Weeks 1-2: Perform each for 10-12 reps. Begin with 1 set and progress to 2 on the second week if able.
- Soft-tissue Work:
- Roller massage may be used, but it should be done with a hand-held roller using upper-body strength and not body weight compression.Roll hip flexors, quadriceps, adductors, and hamstrings on both sides for up to 60-seconds.
- Core Activation
- Breathing: Beginning supine, with one hand placed or small weight placed on the belly button, breath in and push the belly button into the hand. Breath out slowly as you draw your belly button towards the spine. Repeat the same process prone (if able), except the hand, doesn’t need to be placed on the belly button.
- Hip Rocking
- Begin in a quadruped position with hips under knees and hands slightly in and forward of shoulders. While maintaining a neutral pelvis and spine, use the arms to push gently back into hip flexion, going only as far as comfortable. Hold the end position for 2 breathes, then pull forward so hips move slightly past knees.
- Tall Kneeling
- Get on both knees if able near an open door and grab onto the doorknob and then place one hand on each side of the door (watch your fingers so you don’t pinch them! An alternate starting position can be kneeling inside a doorjamb with hands on each side of door frame.). Engage the core and set the hips back into in a slightly flexed position. Then, use the glutes to push the hips into a slightly extended position. Squeeze glutes but maintain a neutral pelvis and lumbar spine. Do not posteriorly tilt. (Picture shows the use of dowel rod to assist with alignment.)
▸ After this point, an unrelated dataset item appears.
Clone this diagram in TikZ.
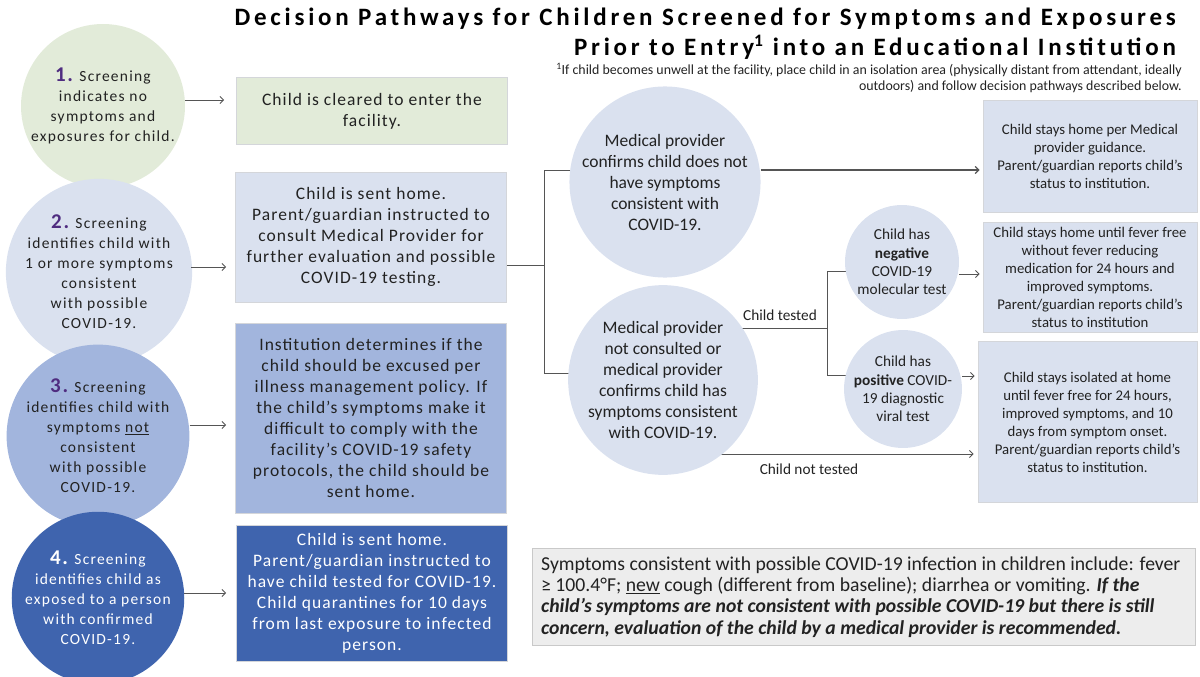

Week 3-4: Perform each for 12-15 reps. Begin with 1 set and progress to 2 on the fourth week if able.
- Soft-tissue Work
- Roll hip flexors, quadriceps, adductors, and hamstrings on both sides for up to 60-seconds.
- Core Activation
- Wall Plank: Standing at arms distance away from a wall, place forearms on the wall and keep the body straight from ankle to ear. Can progress by either slowly stepping the feet away from the wall or performing on a bench or table. Focus on the same breathing techniques as week’s 1-2.
- Standing Y-T-A’s: Stand with feet hip-width apart, perform a slight hip hinge (~45 degrees). Hold this position, focusing on the neutral pelvis and spine, then perform Y-T-A’s with the arms.
- Tall Kneeling Chops: Same tall kneeling position. Chops with cable, tubing, or med ball. Positioned high and pull to low. Use light resistance.
- Staggered Stance Cable/Tubing Row: Begin with feet hip-width Progress upper body by adding in alternating and single-arm rows. Then, progress lower body by narrowing base of support.
- Hip Strength:
- Hip Hinge (bodyweight):Perform a modified deadlift. Focus on maintaining a neutral pelvis and spine. Squeeze glutes, but do not posteriorly tilt. (Picture below is using a dowel rod to show alignment.)
- Weighted Carry: Begin with low-intensity weight on same-side as the new hip. Progress by moving to an overhead carry on the same side. Then move the weight back to a regular carry position on the opposite side. Finally, perform an overhead carry on the opposite side.
To conclude, treat hip replacement clients just like normal humans (while also following the doctor’s recommendations). There are structural changes, but in most cases, clients will be able to move and function almost as well as anyone else. Be cognizant of the initial and long-term limitations, as well as the psychological struggles that are present after any surgery. With time, effort, and attention paid to core and hip stability, along with overall movement quality, the hip replacement client will be back at it, feeling better than they’ve felt in a very long time.